Bobby handles himself like a basketball player, long-limbed and loose jointed, dropping a chess piece into place in a fast game of “rapid transit” (10 seconds a move) or “blitz” (no pauses at all).
He likes sports. Some New York reporters have shined up to him by taking him to hockey games or hitting tennis balls with him. A ski pro traded ski lessons for chess lessons with Bobby.
At Erasmus High, he studied Russian to use in Moscow, “I'm pretty good at Spanish, and I like science, astronomy most of all,” he says.
Born March 12, 1943, Bobby loved puzzles as a baby, according to his mother, Mrs. Regina Fischer, a nurse. His parents were divorced when he was 2.
His sister taught him chess when he was 6. In fourth grade he won a scholarship to a Brooklyn school where his chess was encouraged.
At the Brooklyn Chess Club, president Carmine Nigro “helped me more than anybody,” Bobby recalls. By the time he was 12, he was taking on big-timers at the Manhattan and Marshall Chess Clubs.
He was 14 when he beat famed Samuel Reshevsky, then 46, for the United States championship the first time. Repeating the feat a second year sealed Bobby's achievement. It couldn't be “luck” twice.
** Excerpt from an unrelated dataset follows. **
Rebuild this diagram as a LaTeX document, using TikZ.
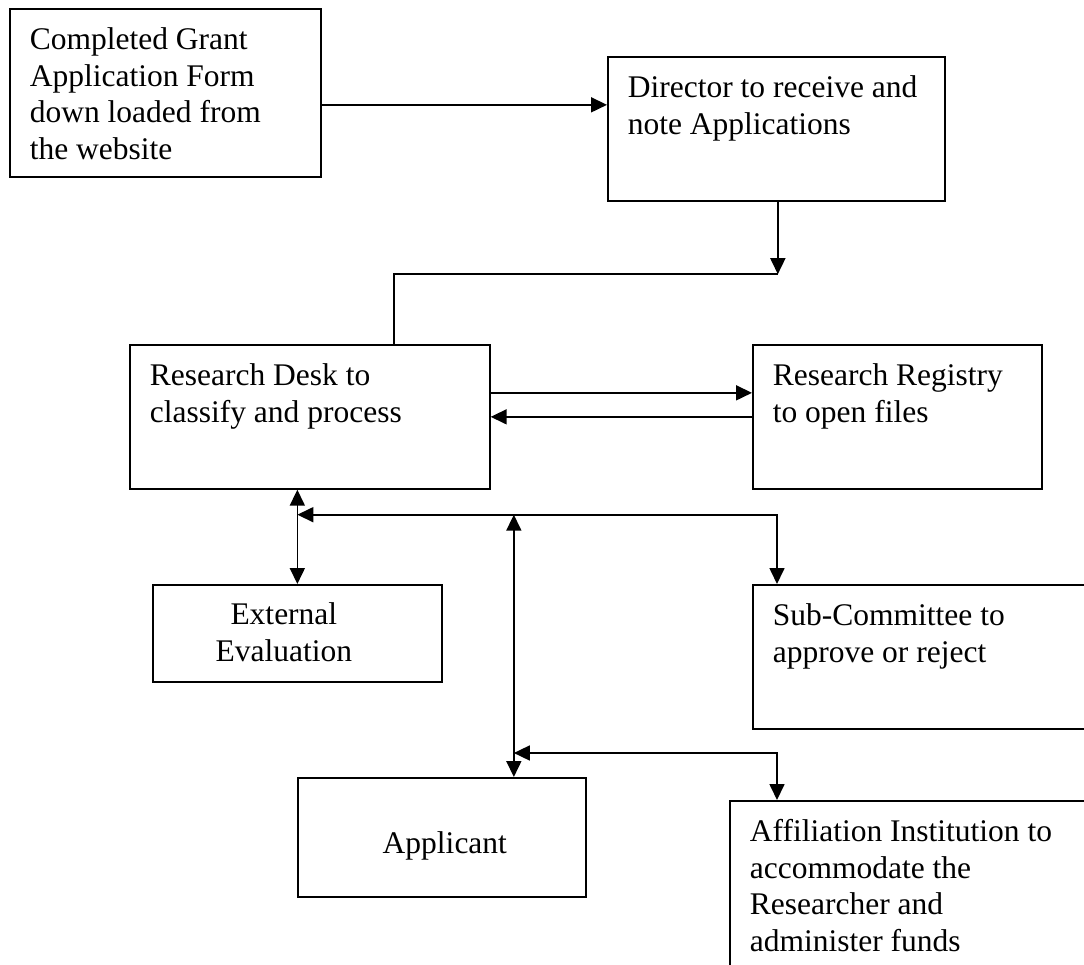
\documentclass[tikz,border=0pt]{standalone}
\usepackage{fontspec}
\setmainfont{Liberation Serif}
\usetikzlibrary{arrows.meta}
\newcommand{\lefttxt}[3]{\parbox[t][#2pt][t]{#1pt}{\raggedright\leftskip=20pt\rule{0pt}{41pt}#3}}
\newcommand{\midtxt}[5]{\parbox[t][#2pt][t]{#1pt}{\centering\leftskip=#4pt plus 1fil\rightskip=-#4pt plus 1fil\rule{0pt}{#3pt}#5}}

\begin{document}
\begin{tikzpicture}[x=1pt,y=1pt,
    box/.style={draw, line width=1.7pt, inner sep=0pt, anchor=north west,
      font=\fontsize{31.5}{36.5}\selectfont},
    wire/.style={line width=1.7pt},
    arr/.style={wire, -{Triangle[length=16pt,width=15pt]}},
    dbl/.style={wire, {Triangle[length=16pt,width=15pt]}-{Triangle[length=16pt,width=15pt]}}]
      \useasboundingbox (0,0) rectangle (1084,-965) ;
      \clip (0,0) rectangle (1084,-965) ;
      \node[box] (form) at (9,-8) {\lefttxt{311}{168}{Completed Grant\\Application Form\\down loaded from\\the website}} ;
      \node[box] (director) at (607,-56) {\lefttxt{337}{144}{Director to receive and\\note Applications}} ;
      \node[box] (desk) at (129,-344) {\lefttxt{360}{144}{Research Desk to\\classify and process}} ;
      \node[box] (registry) at (752,-344) {\lefttxt{289}{144}{Research Registry\\to open files}} ;
      \node[box] (extern) at (152,-584) {\midtxt{289}{97}{40}{-13.5}{External\\Evaluation}} ;
      \node[box] (subcom) at (752,-584) {\lefttxt{360}{144}{Sub-Committee to\\approve or reject}} ;
      \node[box] (applicant) at (297,-777) {\midtxt{288}{119}{76}{3}{Applicant}} ;
      \node[box] (affil) at (729,-800) {\lefttxt{380}{220}{Affiliation Institution to\\accommodate the\\Researcher and\\administer funds}} ;
      \draw[arr] ([yshift=-12pt]form.east) -- ([yshift=24pt]director.west) ;
      \draw[arr] ([xshift=1.5pt]director.south) -- ++(0,-72.5) coordinate (turn) ;
      \draw[wire] (turn) -| ([xshift=84pt]desk.north) ;
      \draw[arr] ([yshift=24pt]desk.east) -- ([yshift=24pt]registry.west) ;
      \draw[arr] (registry.west) -- (desk.east) ;
      \coordinate (busA) at ([yshift=-25pt]desk.south) ;
      \coordinate (busB) at ([yshift=24pt]applicant.north) ;
      \coordinate (drop) at ([xshift=72pt]applicant.north) ;
      \draw[dbl] (extern.north) -- (extern.north |- desk.south) ;
      \draw[dbl] (busA -| extern.north) -| ([xshift=25pt]subcom.north west) ;
      \draw[dbl] (drop) -- (drop |- busA) ;
      \draw[dbl] (busB -| drop) -| ([xshift=48pt]affil.north west) ;
    \end{tikzpicture}
\end{document}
Short on friends his own age, Bobby spends most of his after school hours studying books on chess (which he remembers practically totally) and playing the game with adults.
Winning chess demands athlete-type training, boning up on opponents' past games, planning strategy. That plus schoolwork puts a heavy strain on Bobby's time.
For those who dare hope to checkmate the young champion, or others just interested in how he does it, book publishers Simon & Schuster are bringing out “Bobby Fischer's Games of Chess.”
Nearing 16, surrounded by chess glory, Bobby is beginning to notice the world now and then. “The other night he even came up and shook hands with my wife,” said a pleased former champion old enough to be Bobby's grandfather.